The Mayor’s Office of Food Policy will assist Rockefeller and other participating institutions—which include Columbia University, the Wildlife Conservation Society, and Great Performances, Rockefeller’s food vendor—by helping to develop a plan for meeting the carbon-reduction target, tracking emissions, creating appealing plant-forward menus, and implementing other best practices.

This isn’t the first time Rockefeller has gone all in on a city-led, green-focused initiative. In 2008, the university pledged to reduce university carbon emissions in response to a call from then-Mayor Mike Bloomberg. Since then, emissions are down over 30 percent despite construction of new buildings and three data centers.

The challenge also meshes with Rockefeller’s long-standing sustainability commitments, which touch every aspect of campus operations, from construction and procurement to energy and water use.

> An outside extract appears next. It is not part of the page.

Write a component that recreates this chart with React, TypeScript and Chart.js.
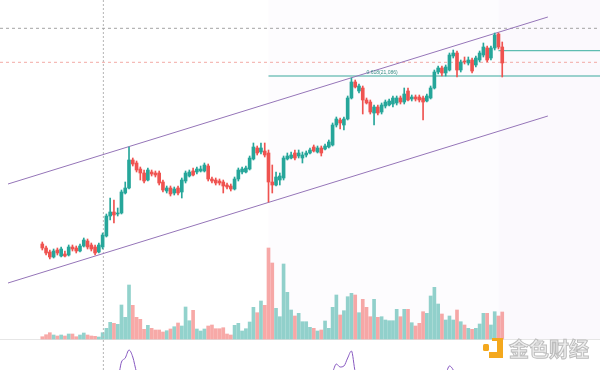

To that end, in February, 10 Rockefeller labs signed on with the nonprofit organization My Green Lab to spend 6 to 9 months working toward certification for incorporating sustainable practices into their research environments, including energy efficiency, water conservation, waste reduction, and responsible chemical use.

“The Rockefeller University has a long history of addressing some of the world’s leading challenges through science, and joining the Plant-Powered Carbon Challenge is a natural extension of our commitment to bettering humanity,” says Rockefeller’s Amy Wilkerson, associate vice president of research support. “Plant-based foods have a significantly smaller footprint on the environment, and increasing access to them on our campus is an important part our overall sustainability program. We are proud to partner with the mayor’s office to promote a more sustainable future for our city and planet, as well as provide healthier options for our own community.”